The area is heavily populated by families, and you’ll see typical suburban scenes of people running errands and playing in parks.

10. Stay As Long As You Can

The title says it all.

There’s so much to do in Medellín, you can’t possibly see everything. Once you’ve hit all the attractions on your list, the city has such a compelling spirit that you’ll simply want to be there longer.

Take the number of days you planned to spend here. Double it. Double it again.

Ricky travels as fast as anyone I know, and he sacrificed an early arrival at the W Bogota because he found too much to do in Medellín.

I spent five nights in the city, my longest stay at any one destination in Colombia, and I didn’t feel like it was enough. Between focused tourist attractions, abstract poking around, and consciously plugging into the co-working community (and the nightlife that comes with it), I was busy around the clock and barely scratched the surface.

I haven’t yet met anyone who regrets spending too much time in Medellín.
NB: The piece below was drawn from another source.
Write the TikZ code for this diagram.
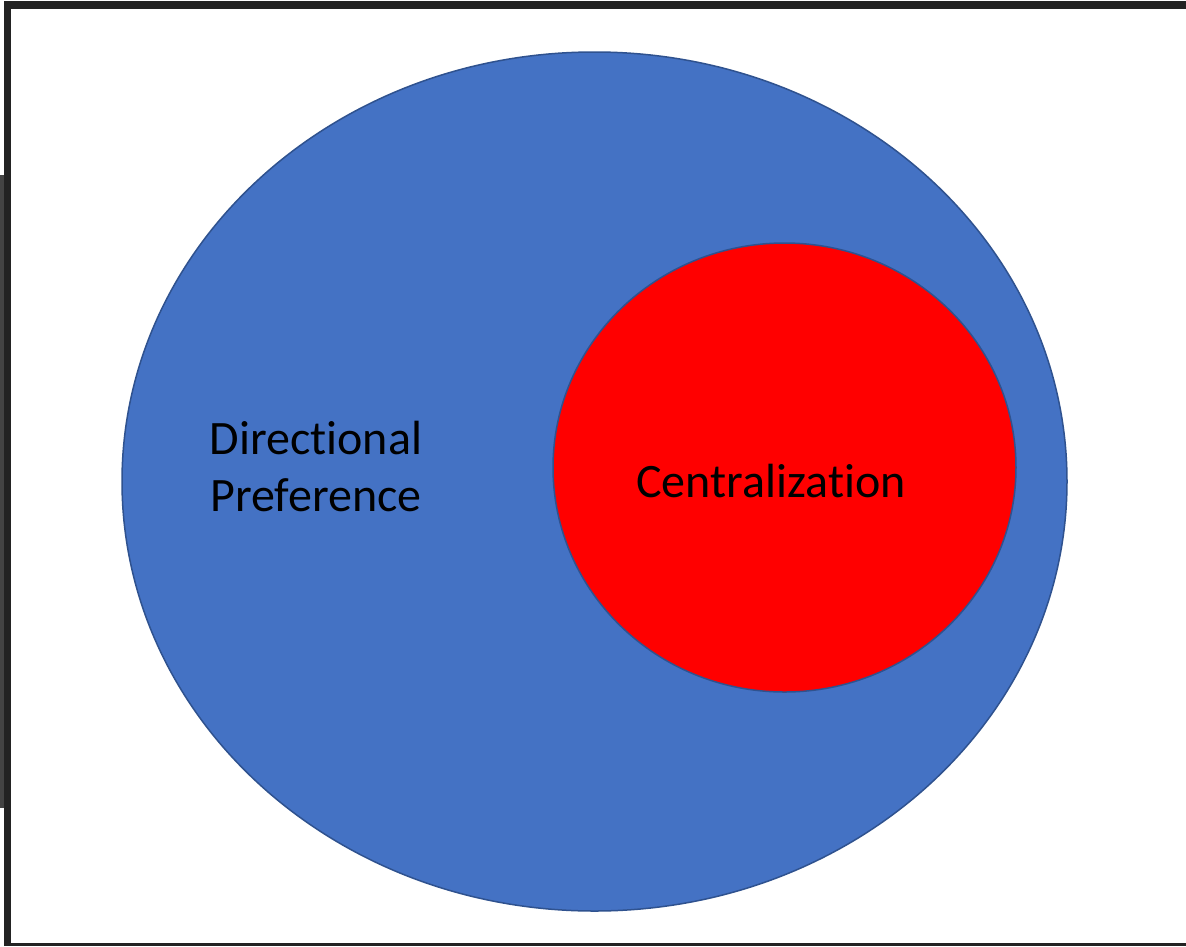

It’s the highlight of Colombia for tourists, nomads, and longtime residents alike for a reason.

Conclusion

My time in Medellín was a whirlwind; a rich, full five days which barely whet my whistle. I wouldn’t have it any other way, and I’m not sure there is any other way.
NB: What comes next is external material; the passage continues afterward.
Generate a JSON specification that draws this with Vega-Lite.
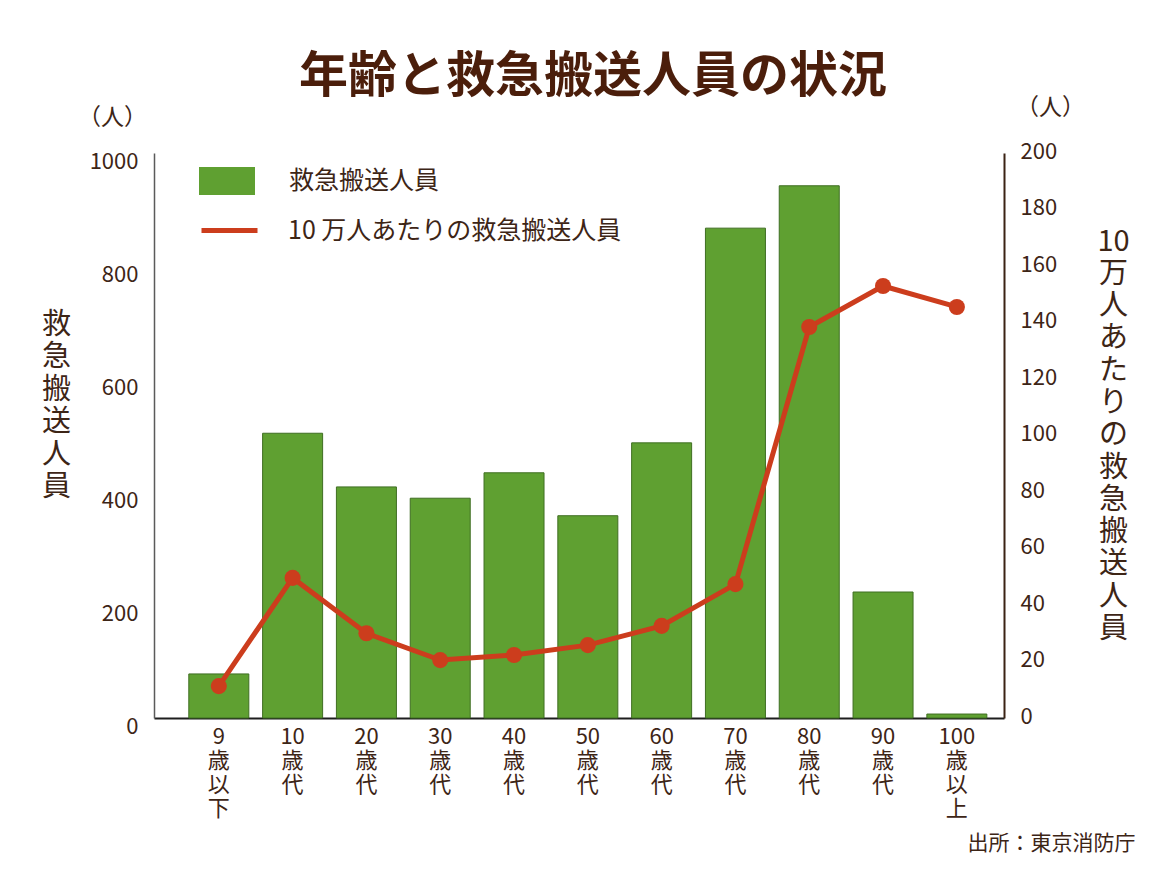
{
  "$schema": "https://vega.github.io/schema/vega-lite/v6.json",
  "width": 850,
  "height": 565,
  "autosize": {"type": "none"},
  "padding": {"left": 154, "top": 153, "right": 161, "bottom": 156},
  "background": "white",
  "config": {
    "font": "Noto Sans CJK JP",
    "view": {"stroke": null},
    "axis": {"grid": false, "ticks": false, "labelOverlap": false, "labelColor": "#3d2516", "titleColor": "#3d2516", "titleFontWeight": "normal"},
    "legend": {"labelColor": "#3d2516", "labelFontSize": 25, "labelLimit": 500, "title": null}
  },
  "title": {
    "text": "年齢と救急搬送人員の状況",
    "fontSize": 49,
    "fontWeight": "bold",
    "color": "#4b1e0b",
    "anchor": "middle",
    "dx": 14,
    "offset": -6
  },
  "data": {
    "values": [
      {"age": "9歳以下", "count": 78, "rate": 11.3},
      {"age": "10歳代", "count": 504, "rate": 49.6},
      {"age": "20歳代", "count": 409, "rate": 30},
      {"age": "30歳代", "count": 389, "rate": 20.5},
      {"age": "40歳代", "count": 434, "rate": 22.3},
      {"age": "50歳代", "count": 358, "rate": 25.8},
      {"age": "60歳代", "count": 487, "rate": 32.6},
      {"age": "70歳代", "count": 867, "rate": 47.4},
      {"age": "80歳代", "count": 942, "rate": 138.4},
      {"age": "90歳代", "count": 223, "rate": 152.9},
      {"age": "100歳以上", "count": 7, "rate": 145.5}
    ]
  },
  "encoding": {
    "x": {
      "field": "age",
      "type": "nominal",
      "sort": null,
      "scale": {"paddingInner": 0.187, "paddingOuter": 0.352, "align": 0.67},
      "axis": {
        "labelAngle": 0,
        "labelExpr": "split(replace(datum.label, regexp('([^0-9])', 'g'), '|$1'), '|')",
        "labelFontSize": 22,
        "labelLineHeight": 24,
        "labelPadding": 8,
        "labelBaseline": "top",
        "domainColor": "#1e1e1e",
        "domainWidth": 2,
        "title": "出所：東京消防庁",
        "titleFontSize": 21,
        "titleX": 981,
        "titleY": 125,
        "titleAlign": "right",
        "titleBaseline": "middle",
        "titleAnchor": null
      }
    }
  },
  "layer": [
    {
      "encoding": {
        "y": {"field": "count", "type": "quantitative", "scale": {"domain": [0, 1000], "nice": false}}
      },
      "layer": [
        {
          "mark": {"type": "bar", "strokeWidth": 0},
          "encoding": {
            "y": {
              "field": "count",
              "type": "quantitative",
              "axis": {
                "orient": "left",
                "values": [0, 200, 400, 600, 800, 1000],
                "format": "d",
                "labelFontSize": 22,
                "labelPadding": 16,
                "labelOffset": 8,
                "domainColor": "#5a5a5a",
                "domainWidth": 1.5,
                "title": "（人）",
                "titleAngle": 0,
                "titleFontSize": 23,
                "titleAlign": "center",
                "titleBaseline": "middle",
                "titleX": -42,
                "titleY": -36
              }
            },
            "fill": {
              "datum": "救急搬送人員",
              "type": "nominal",
              "scale": {"domain": ["救急搬送人員"], "range": ["#5fa031"]},
              "legend": {
                "orient": "none",
                "legendX": 59,
                "legendY": 14,
                "symbolType": "M-2,-1H2V1H-2Z",
                "symbolSize": 784,
                "symbolStrokeWidth": 0,
                "symbolOpacity": 1,
                "labelOffset": 48
              }
            }
          }
        },
        {
          "mark": {"type": "bar", "filled": false, "stroke": "#3f6e22", "strokeWidth": 1},
          "encoding": {
            "y": {
              "field": "count",
              "type": "quantitative",
              "axis": {
                "orient": "left",
                "labels": false,
                "domain": false,
                "title": ["救", "急", "搬", "送", "人", "員"],
                "titleAngle": 0,
                "titleFontSize": 29,
                "titleLineHeight": 32.5,
                "titleAlign": "center",
                "titleBaseline": "top",
                "titleX": -98,
                "titleY": 157
              }
            }
          }
        }
      ],
      "resolve": {"axis": {"y": "independent"}}
    },
    {
      "encoding": {
        "y": {"field": "rate", "type": "quantitative", "scale": {"domain": [0, 200], "nice": false}}
      },
      "layer": [
        {
          "mark": {"type": "line", "strokeWidth": 5},
          "encoding": {
            "y": {
              "field": "rate",
              "type": "quantitative",
              "axis": {
                "orient": "right",
                "values": [0, 20, 40, 60, 80, 100, 120, 140, 160, 180, 200],
                "labelFontSize": 22,
                "labelPadding": 16,
                "labelOffset": -2,
                "domainColor": "#3b2314",
                "domainWidth": 2,
                "title": "（人）",
                "titleAngle": 0,
                "titleFontSize": 23,
                "titleAlign": "center",
                "titleBaseline": "middle",
                "titleX": 46,
                "titleY": -46
              }
            },
            "stroke": {
              "datum": "10 万人あたりの救急搬送人員",
              "type": "nominal",
              "scale": {"domain": ["10 万人あたりの救急搬送人員"], "range": ["#cc3d1d"]},
              "legend": {
                "orient": "none",
                "legendX": 59,
                "legendY": 61,
                "symbolType": "M-2,0H2",
                "symbolSize": 784,
                "symbolStrokeWidth": 5,
                "symbolOpacity": 1,
                "labelOffset": 42
              }
            }
          }
        },
        {
          "mark": {"type": "point", "filled": true, "size": 260, "opacity": 1, "fill": "#cc3d1d", "stroke": null},
          "encoding": {
            "y": {
              "field": "rate",
              "type": "quantitative",
              "axis": {
                "orient": "right",
                "labels": false,
                "domain": false,
                "title": ["10", "万", "人", "あ", "た", "り", "の", "救", "急", "搬", "送", "人", "員"],
                "titleAngle": 0,
                "titleFontSize": 29,
                "titleLineHeight": 32.3,
                "titleAlign": "center",
                "titleBaseline": "top",
                "titleX": 109,
                "titleY": 74
              }
            }
          }
        }
      ],
      "resolve": {"axis": {"y": "independent"}}
    }
  ],
  "resolve": {"scale": {"y": "independent"}}
}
The city’s purposeful investment in modern infrastructure is apparent and inspiring. You’ll not only see the vibrant steps forward, you’ll feel it, even with just a short taste.

During my visit, I personally made a point of connecting with the digital nomad community and spending some time working remotely, an experience I’ve long been eager to try. It’s the perfect place to do so, and it exceeded my high expectations.
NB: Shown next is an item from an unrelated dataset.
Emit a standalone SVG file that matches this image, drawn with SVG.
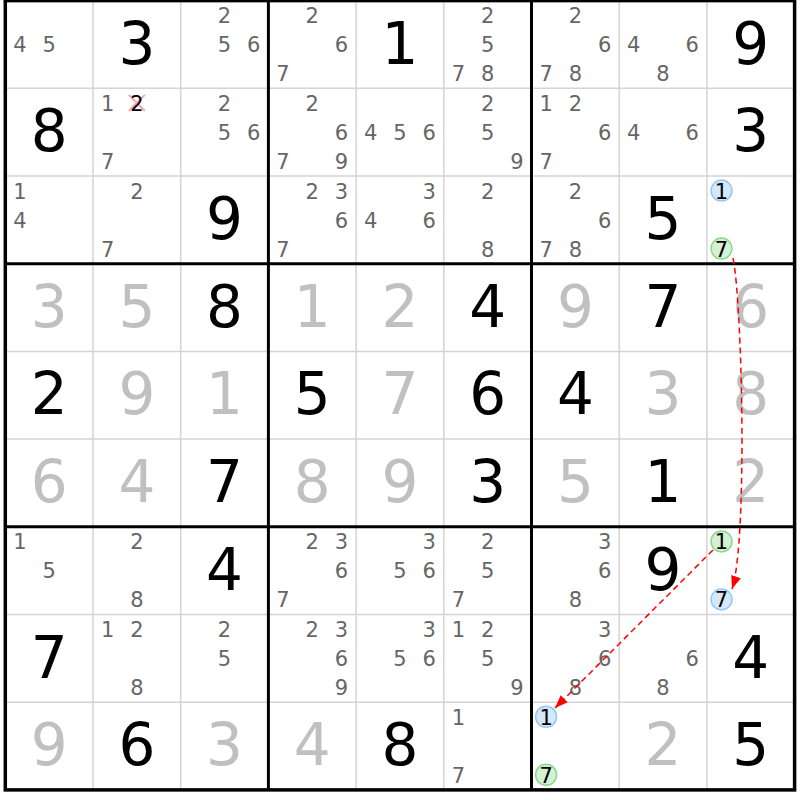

But even if you’re visiting for pure tourism, there’s no shortage of things to keep you busy. Medellín is one of the most well-rounded cities I’ve been to, with a huge spectrum of food, activities, and attractions. There’s really something for everyone and anyone, and I can’t imagine you’ll walk away with a bad impression.

Medellín has quickly become one of my favourite cities in the world. ¡Hasta pronto!